= Dance (Clyne) =

Dance for cello and orchestra (stylized as DANCE) is a cello concerto written by the British composer Anna Clyne. The work was composed in 2019 on a commission from the Israeli cellist Inbal Segev. Its world premiere was performed at the Cabrillo Festival of Contemporary Music by Segev and the Cabrillo Festival Orchestra conducted by Cristian Măcelaru at the Santa Cruz Civic Auditorium on 3 August 2019. The piece is dedicated to the composer's father, Leslie Clyne.

==Composition==
Dance has a duration of roughly 25 minutes and is cast in five movements. The piece is named for a five-line poem by the 13th-century poet Rumi; each of the five movements is thus named for a line from the poem:

===Instrumentation===
The concerto is scored for solo cello and an orchestra comprising two flutes (2nd doubling piccolo), two oboes (2nd doubling Cor anglais), two clarinets (2nd doubling bass clarinet), bassoon, contrabassoon, two horns, two trumpets, trombone, tuba, timpani, two percussionists, and strings.

==Reception==
Dance has been highly praised by music critics.
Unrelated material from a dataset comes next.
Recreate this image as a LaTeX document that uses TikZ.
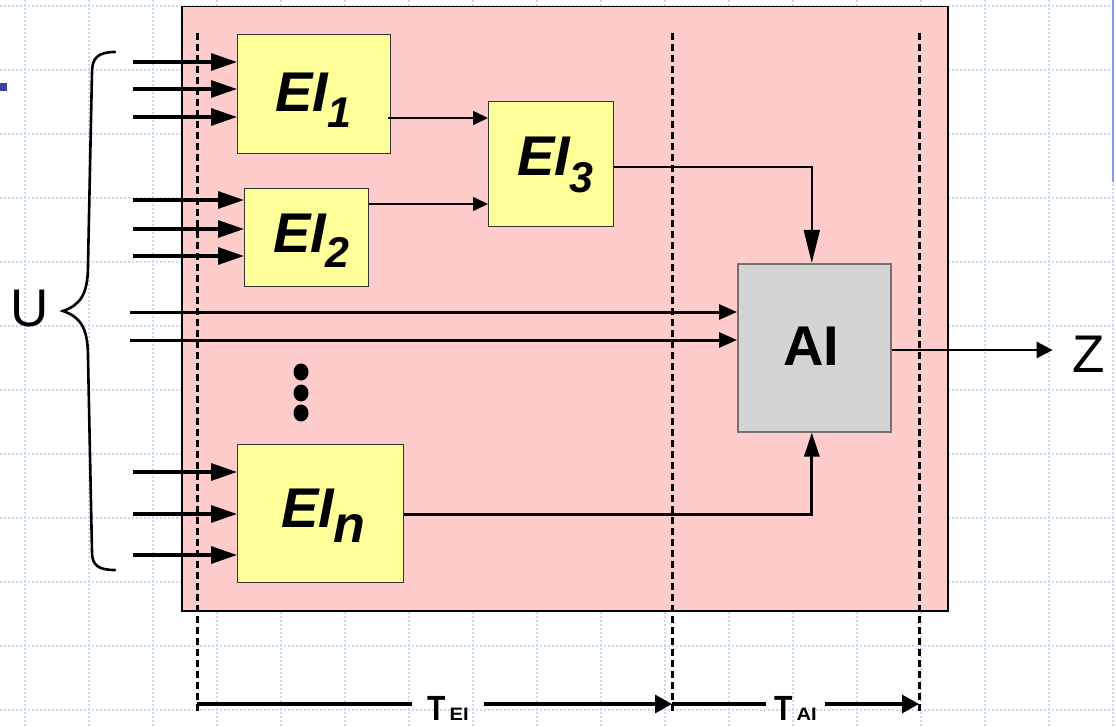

Andrew Clements of The Guardian described the piece as a "hugely impressive new cello concerto," adding, "There are moments in the first movement [...] which recall John Tavener's The Protecting Veil, as consoling, modal string chords underpin the soaring cello line, just as the rough motoric energy of the opening of the second movement [...] seems to feed off the 'industrial' minimalism of Clyne's teacher, the Bang on a Can co-founder Julia Wolfe. But none of it seems derivative and the concerto as a whole is utterly personal, blending musical materials in a way that is entirely Clyne's own. Sometimes she borrows from folk music – she particularly singles out Jewish and Irish echoes in her melodic writing – and sometimes from classical models, especially baroque, but the fusion is always gorgeously rich and compelling." Christopher Arnott of the Hartford Courant called the piece "astounding" and wrote, "Its power comes from reverberation, not volume. Clyne writes orchestral works that ask musicians to echo, with living, breathing human warmth, what electronic and synthesized instruments can do in modern recordings. The cello is the superstar of Dance, but there are extraordinary bumps and clicks and theremin-like squeaks added by the vibraphonist and a crucial core hum emanating from the violins. Over this bedrock of strangely soothing vibrations is a tour-de-force cello solo that changes its character completely for each movement." He conclude, "There's so much going on in it, you want to hear it again as soon as it's over." Tom Huizenga of NPR similarly described the piece as "perhaps her most ambitious and appealing work so far," writing:
It's hard to resist the gorgeous opening of DANCE, her new cello concerto performed with singular commitment by cellist Inbal Segev and conductor Marin Alsop. In music that evokes calm and open spaces, Segev floats long-lined melodies above warm, slowly shifting strings and tinted winds, reaching for her instrument's highest notes. It's a tender and wistful way into the five-movement work. What follows are sections, individual in their personalities, ranging from feisty and chaotic to loving and joyful. Clyne's orchestrations are keenly attentive to color and light, and she's fearless in filling the concerto with melodies of undisguised beauty. Some are folkish, others are regal. All linger in the ear, begging to be heard again.